Le rêve de Supa Deno c’etait d’être un artiste de renommée internationale et récompensé pour l’ensemble de ses œuvres.

Champion du concours Nwèl en 1996 à la Télémax (chaine 5), il avait envi de signer de gros contrats avec les plus grandes industries musicales du monde.

Moïse Supa Dénot, un talent et une carrière finie dans un état pitoyable

Ayant été une grande figure de la culture haïtienne, n’est ce pas honteux pour le monde artistique, l’État haïtien et la société haïtienne en entier, de voir une icône finir sa vie ainsi que sa carrière d’artiste dans une telle condition ?

Victime de l’insécurité de sa terre natale, Supa Déno est passé de vie à trépas après avoir été roué de coups mortels à Portail Léogane par des clochards. Qu’est ce qu’il a bien pu faire pour meriter une telle punition ? “Presque mort, on allait le jetter sur un tas d’immondices à la Place Sainte Anne si je n’étais pas intervenue. Je l’ai ramené chez moi, mais malheureusement il n’a pas survécu”, explique Kattia Georges, son amie d’enfance chez qui il est mort vendredi 25 juillet.

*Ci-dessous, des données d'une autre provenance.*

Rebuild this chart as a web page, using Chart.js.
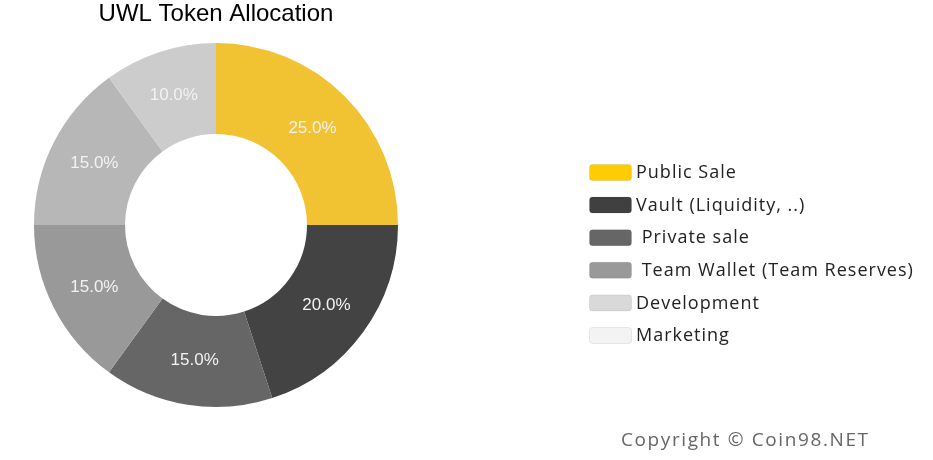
<!DOCTYPE html>
<html>
<head>
<meta charset="utf-8">
<script src="https://cdn.jsdelivr.net/npm/chart.js@4/dist/chart.umd.min.js"></script>
<style>
  html, body { margin: 0; padding: 0; background: #fff; }
  #wrap { width: 933px; height: 460px; position: relative; }
</style>
</head>
<body>
<div id="wrap"><canvas id="tokenChart" width="933" height="460"></canvas></div>
<script>
// data
const labels = ['Public Sale', 'Vault (Liquidity, ..)', ' Private sale', ' Team Wallet (Team Reserves)', 'Development', 'Marketing'];
const shares = [25, 20, 15, 15, 15, 10];
const sliceColors = ['#f1c232', '#434343', '#666666', '#999999', '#b7b7b7', '#cccccc'];
const legendColors = ['#ffcc00', '#404040', '#666666', '#999999', '#d9d9d9', '#f3f3f3'];
const chartTitle = 'UWL Token Allocation';
const footerText = 'Copyright \u00a9 Coin98.NET';

// percent labels on the slices + title, legend, footer
const extrasPlugin = {
    id: 'extras',
    afterDatasetsDraw(chart) {
        const ctx = chart.ctx;
        const meta = chart.getDatasetMeta(0);
        const total = shares.reduce((a, b) => a + b, 0);
        ctx.save();
        ctx.font = '17px "Liberation Sans", Arial, sans-serif';
        ctx.fillStyle = '#f2f2f2';
        ctx.textAlign = 'center';
        ctx.textBaseline = 'middle';
        meta.data.forEach((arc, i) => {
            const p = arc.getCenterPoint();
            ctx.fillText((shares[i] / total * 100).toFixed(1) + '%', p.x, p.y);
        });
        ctx.restore();
    },
    afterDraw(chart) {
        const ctx = chart.ctx;
        const meta = chart.getDatasetMeta(0);
        const cx = meta.data[0].x;
        ctx.save();
        // title
        ctx.font = '24px "Liberation Sans", Arial, sans-serif';
        ctx.fillStyle = '#000';
        ctx.textAlign = 'center';
        ctx.textBaseline = 'middle';
        ctx.fillText(chartTitle, cx, 14);

        // legend
        const boxX = 589, boxW = 42, boxH = 16, top = 172, step = 32.6;
        ctx.textAlign = 'left';
        ctx.font = '18px "Open Sans", sans-serif';
        ctx.letterSpacing = '1px';
        labels.forEach((lab, i) => {
            const y = top + i * step;
            ctx.fillStyle = legendColors[i];
            ctx.strokeStyle = 'rgba(0,0,0,0.08)';
            ctx.lineWidth = 1;
            ctx.beginPath();
            ctx.roundRect(boxX + 0.5, y - boxH / 2 + 0.5, boxW, boxH, 3);
            ctx.fill();
            ctx.stroke();
            ctx.fillStyle = '#222';
            ctx.fillText(lab, 636, y + 1);
        });

        // footer
        ctx.font = '19px "Open Sans", sans-serif';
        ctx.letterSpacing = '1.6px';
        ctx.fillStyle = '#666';
        ctx.fillText(footerText, 621, 441);
        ctx.restore();
    }
};

const ctx = document.getElementById('tokenChart').getContext('2d');
new Chart(ctx, {
    type: 'doughnut',
    data: {
        labels: labels,
        datasets: [{
            data: shares,
            backgroundColor: sliceColors,
            borderColor: '#ffffff',
            borderWidth: 0
        }]
    },
    options: {
        responsive: false,
        animation: false,
        cutout: '50%',
        layout: { padding: { left: 34, right: 535, top: 43, bottom: 53 } },
        plugins: {
            legend: { display: false },
            title: { display: false },
            tooltip: { enabled: false }
        }
    },
    plugins: [extrasPlugin]
});
</script>
</body>
</html>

C’est ainsi que se terminent la vie et la carrière du pionner du mouvement en Haïti. Ce n’est pas si différent du comédien Nono, du chanteur Beken, de Rodrigue Millien et tant d’autres artistes encore. Ils sont nombreux, les artistes, superstars, anciennes gloires de la culture haïtienne, à se trouver dans des états qui les mettent face à une réalité inattendue et décevante. Ils sont pour la majorité bénéficiaires des activités de collecte de fonds ou de marathon pour les aider à remonter la pente.